### Set task
Reproduce exactly, with no pictures, each line from the opening of the material down through the line containing "import * as".

### Raw data
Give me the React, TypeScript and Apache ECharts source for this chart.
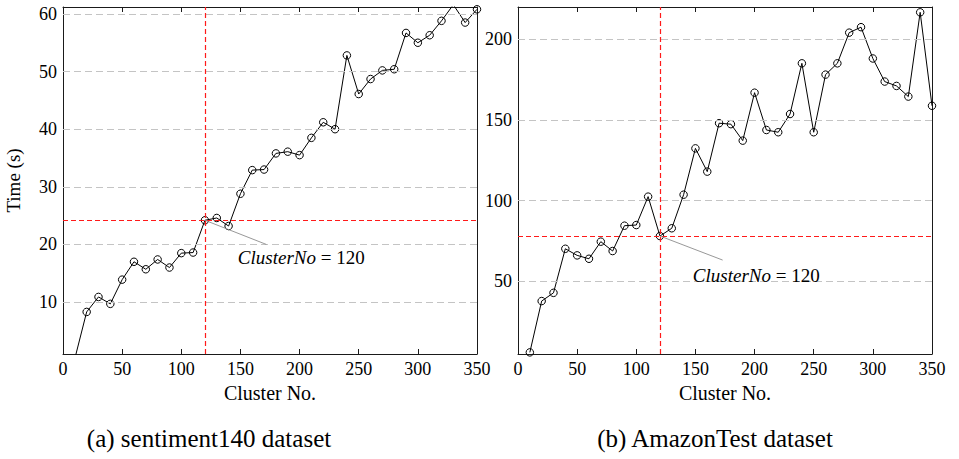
import React, { useEffect, useRef } from "react";
import * as echarts from "echarts";

// ---- data ----
const clusterNos = [
  10, 20, 30, 40, 50, 60, 70, 80, 90, 100, 110, 120, 130, 140, 150, 160, 170, 180,
  190, 200, 210, 220, 230, 240, 250, 260, 270, 280, 290, 300, 310, 320, 330, 340, 350,
];
const timeSentiment140 = [
  0.2, 8.3, 10.9, 9.7, 13.9, 17.0, 15.7, 17.4, 16.0, 18.5, 18.6, 24.2, 24.6, 23.2,
  28.8, 32.9, 33.0, 35.8, 36.1, 35.5, 38.5, 41.2, 40.0, 52.8, 46.1, 48.7, 50.2, 50.4,
  56.7, 55.0, 56.3, 58.8, 61.6, 58.5, 60.8,
];
const timeAmazonTest = [
  6.0, 37.8, 42.9, 70.2, 66.1, 64.0, 74.6, 68.8, 84.5, 84.9, 102.5, 78.1, 82.9, 103.7,
  132.4, 118.0, 148.0, 147.4, 137.2, 166.9, 143.8, 142.4, 153.7, 185.1, 142.4, 178.1,
  185.1, 204.1, 207.5, 188.1, 173.8, 171.1, 164.5, 216.7, 158.8,
];
const yTicksSentiment = [10, 20, 30, 40, 50, 60];
const yTicksAmazon = [50, 100, 150, 200];
const chosenCluster = 120;
const xRange = [0, 350];
const yRangeSentiment = [1, 61.2];
const yRangeAmazon = [5, 220];
const annotationText = "ClusterNo";
const annotationValue = " = 120";
// annotation anchors in data coordinates: [line end], [label centre]
const annoSentiment = { lineEnd: [172, 20.0], label: [201.4, 17.7] };
const annoAmazon = { lineEnd: [173, 63.2], label: [201.4, 53.9] };
const captions = ["(a) sentiment140 dataset", "(b) AmazonTest dataset"];
const xAxisName = "Cluster No.";
const yAxisName = "Time (s)";

const FONT = "'Liberation Serif', 'Times New Roman', serif";
const FRAME = "#1a1a1a";

function App() {
  const ref = useRef<HTMLDivElement>(null);

  useEffect(() => {
    if (!ref.current) return;
    const chart = echarts.init(ref.current, undefined, { renderer: "svg" });

    const grids = [
      { left: 63, top: 7, width: 414, height: 347 },
      { left: 518, top: 7, width: 414, height: 347 },
    ];

    const bottomX = (gi: number, name: string) => ({
      type: "value",
      gridIndex: gi,
      position: "bottom",
      min: xRange[0],
      max: xRange[1],
      interval: 50,
      name,
      nameLocation: "middle",
      nameGap: 29,
      nameTextStyle: { fontFamily: FONT, fontSize: 20, color: "#000" },
      axisLine: { show: true, onZero: false, lineStyle: { color: FRAME, width: 1 } },
      axisTick: { show: true, inside: true, length: 5, lineStyle: { color: FRAME } },
      axisLabel: {
        show: true,
        margin: 6,
        fontFamily: FONT,
        fontSize: 18,
        color: "#000",
        showMinLabel: true,
        showMaxLabel: true,
      },
      splitLine: { show: false },
    });
    const topX = (gi: number) => ({
      type: "value",
      gridIndex: gi,
      position: "top",
      min: xRange[0],
      max: xRange[1],
      interval: 50,
      axisLine: { show: true, onZero: false, lineStyle: { color: FRAME, width: 1 } },
      axisTick: { show: true, inside: true, length: 5, lineStyle: { color: FRAME } },
      axisLabel: { show: false },
      splitLine: { show: false },
    });
    const leftY = (gi: number, range: number[], ticks: number[], name: string) => ({
      type: "value",
      gridIndex: gi,
      position: "left",
      min: range[0],
      max: range[1],
      name,
      nameLocation: "middle",
      nameGap: 40,
      nameRotate: 90,
      nameTextStyle: { fontFamily: FONT, fontSize: 19, color: "#000" },
      axisLine: { show: true, onZero: false, lineStyle: { color: FRAME, width: 1 } },
      axisTick: {
        show: true,
        inside: true,
        length: 5,
        lineStyle: { color: FRAME },
        customValues: ticks,
      },
      axisLabel: {
        show: true,
        margin: 6,
        fontFamily: FONT,
        fontSize: 18,
        color: "#000",
        customValues: ticks,
      },
      splitLine: { show: false },
    });
    const rightY = (gi: number, range: number[], ticks: number[]) => ({
      type: "value",
      gridIndex: gi,
      position: "right",
      min: range[0],
      max: range[1],
      axisLine: { show: true, onZero: false, lineStyle: { color: FRAME, width: 1 } },
      axisTick: {
        show: true,
        inside: true,
        length: 5,
        lineStyle: { color: FRAME },
        customValues: ticks,
      },
      axisLabel: { show: false },
      splitLine: { show: false },
    });

    const gridSeries = (xi: number, yi: number, ticks: number[]) => ({
      type: "line",
      xAxisIndex: xi,
      yAxisIndex: yi,
      data: [],
      silent: true,
      z: 1,
      markLine: {
        silent: true,
        symbol: ["none", "none"],
        label: { show: false },
        lineStyle: { color: "#c4c4c4", type: [7, 4], width: 1 },
        emphasis: { disabled: true },
        data: ticks.map((t) => ({ yAxis: t })),
      },
    });

    const dataSeries = (
      xi: number,
      yi: number,
      vals: number[],
      anno: { lineEnd: number[]; label: number[] }
    ) => {
      const idx = clusterNos.indexOf(chosenCluster);
      const chosenVal = vals[idx];
      return [
        {
          type: "line",
          xAxisIndex: xi,
          yAxisIndex: yi,
          data: [],
          silent: true,
          z: 2,
          markLine: {
            silent: true,
            symbol: ["none", "none"],
            label: { show: false },
            emphasis: { disabled: true },
            lineStyle: { color: "#ff1a1a", type: [5, 3], width: 1.2 },
            data: [{ xAxis: chosenCluster }, { yAxis: chosenVal }],
          },
        },
        {
          type: "line",
          xAxisIndex: xi,
          yAxisIndex: yi,
          data: clusterNos.map((c, i) => [c, vals[i]]),
          clip: true,
          z: 4,
          symbol: "circle",
          symbolSize: 7.5,
          showSymbol: true,
          showAllSymbol: true,
          itemStyle: { color: "transparent", borderColor: "#000", borderWidth: 1 },
          lineStyle: { color: "#000", width: 1 },
          emphasis: { disabled: true },
          markLine: {
            silent: true,
            symbol: ["none", "none"],
            label: { show: false },
            emphasis: { disabled: true },
            lineStyle: { color: "#8c8c8c", type: "solid", width: 0.9 },
            data: [[{ coord: [chosenCluster, chosenVal] }, { coord: anno.lineEnd }]],
          },
          markPoint: {
            silent: true,
            symbol: "circle",
            symbolSize: 0,
            emphasis: { disabled: true },
            label: {
              show: true,
              position: "inside",
              formatter: "{i|" + annotationText + "}{n|" + annotationValue + "}",
              rich: {
                i: { fontFamily: FONT, fontStyle: "italic", fontSize: 19, color: "#000" },
                n: { fontFamily: FONT, fontSize: 19, color: "#000" },
              },
            },
            data: [{ coord: anno.label }],
          },
        },
      ];
    };

    const option: any = {
      animation: false,
      backgroundColor: "#fff",
      textStyle: { fontFamily: FONT },
      grid: grids,
      xAxis: [bottomX(0, xAxisName), topX(0), bottomX(1, xAxisName), topX(1)],
      yAxis: [
        leftY(0, yRangeSentiment, yTicksSentiment, yAxisName),
        rightY(0, yRangeSentiment, yTicksSentiment),
        leftY(1, yRangeAmazon, yTicksAmazon, ""),
        rightY(1, yRangeAmazon, yTicksAmazon),
      ],
      series: [
        gridSeries(0, 0, yTicksSentiment),
        gridSeries(2, 2, yTicksAmazon),
        ...dataSeries(0, 0, timeSentiment140, annoSentiment),
        ...dataSeries(2, 2, timeAmazonTest, annoAmazon),
      ],
      graphic: [
        {
          type: "text",
          x: 209,
          y: 438,
          style: {
            text: captions[0],
            fontFamily: FONT,
            fontSize: 25,
            fill: "#000",
            align: "center",
            verticalAlign: "middle",
          },
        },
        {
          type: "text",
          x: 715,
          y: 438,
          style: {
            text: captions[1],
            fontFamily: FONT,
            fontSize: 25,
            fill: "#000",
            align: "center",
            verticalAlign: "middle",
          },
        },
      ],
    };

    chart.setOption(option);
    return () => chart.dispose();
  }, []);

  return (
    <div
      ref={ref}
      style={{ position: "absolute", left: 0, top: 0, width: 959, height: 459 }}
    />
  );
}

export default App;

### Answer to this task
Give me the React, TypeScript and Apache ECharts source for this chart.
import React, { useEffect, useRef } from "react";
import * as echarts from "echarts";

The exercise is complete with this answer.